# Worlds first monorail ?



## caravanman (Jan 23, 2011)

Early monorail photographed in Delhi Rail museum..India Dec 2009


----------



## GG-1 (Jan 23, 2011)

caravanman said:


> Early monorail photographed in Delhi Rail museum..India Dec 2009


Aloha Ed

Well there is only one rail, but does that ground wheel count?


----------



## WhoozOn1st (Jan 23, 2011)

I think many agree that the first practical, operational monorail system was the Wuppertal Schwebebahn, opened in 1901 and shown here during an apparently unscheduled disembarkation:







I remain of the opinion that there's really no such thing as a true monorail.


----------



## caravanman (Jan 23, 2011)

I would concede that the Indian version (also built in Germany!) was not a real contender.. amazingly quirky item though!

I did see the Wuppertal monorail system when in Germany, from a passing train. I believe it was closed due to a fatal accident, not sure if it is now in operation again?

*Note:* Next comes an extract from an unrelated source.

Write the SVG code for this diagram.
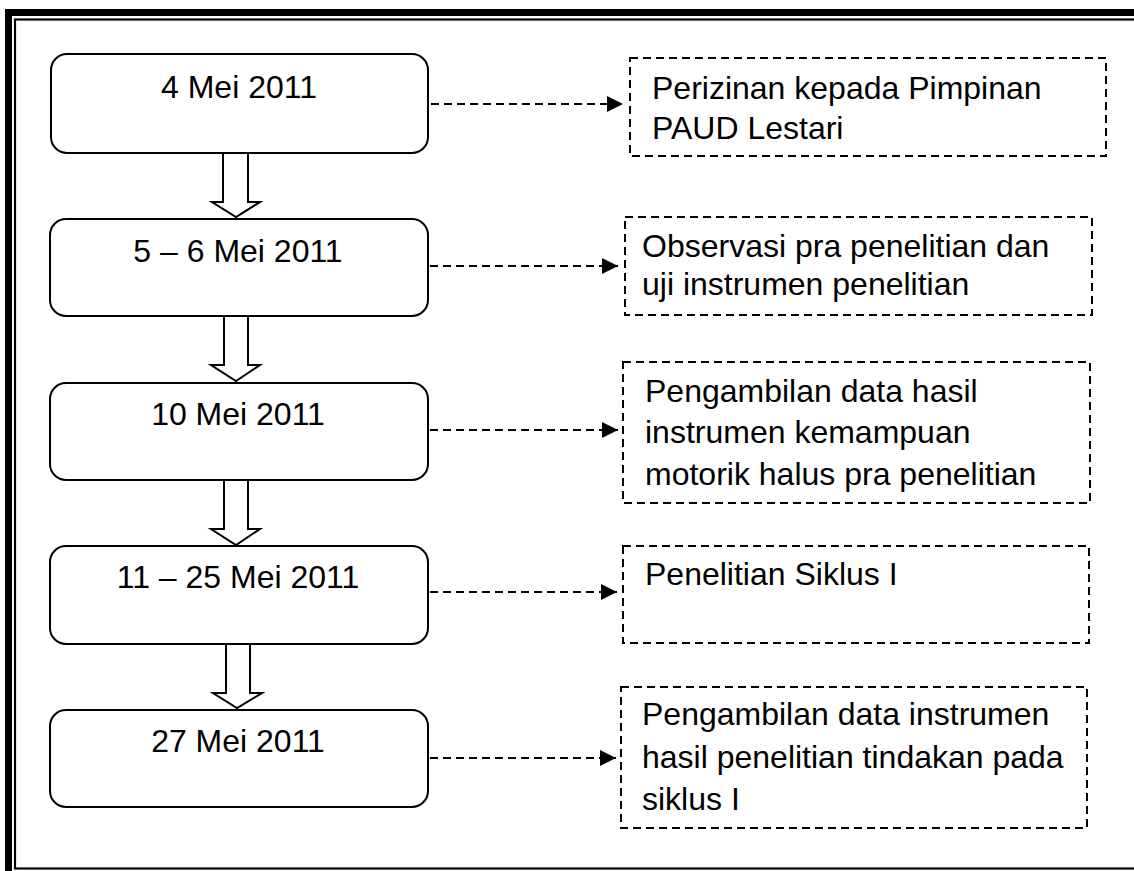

All we need now is someone to tell us if it is an African or Indian elephant leaving the monorail car, and we might have a full circle of German/Indian coincidences!

Ed


----------



## MattW (Jan 23, 2011)

WhoozOn1st said:


> I think many agree that the first practical, operational monorail system was the Wuppertal Schwebebahn, opened in 1901 and shown here during an apparently unscheduled disembarkation:
> 
> 
> 
> ...


You sure about that?


----------



## caravanman (Jan 25, 2011)

I believe the "train" depicted had some sort of gyroscope to keep it upright? I have an idea that it might have been a UK prototype? Not sure what would happen to the train if all the power to the gyroscopes failed..?

Ed 

ps found this link..


----------



## PerRock (Jan 25, 2011)

caravanman said:


> I would concede that the Indian version (also built in Germany!) was not a real contender.. amazingly quirky item though!
> 
> I did see the Wuppertal monorail system when in Germany, from a passing train. I believe it was closed due to a fatal accident, not sure if it is now in operation again?
> 
> ...


I rode it 2 yrs ago when I was in Germany. Quite nice & fun to take as well.

I always thought this was a fun one (if not the earliest as well; but I haven't really looking into it)

http://en.wikipedia.org/wiki/Lartigue_Monorail

peter


----------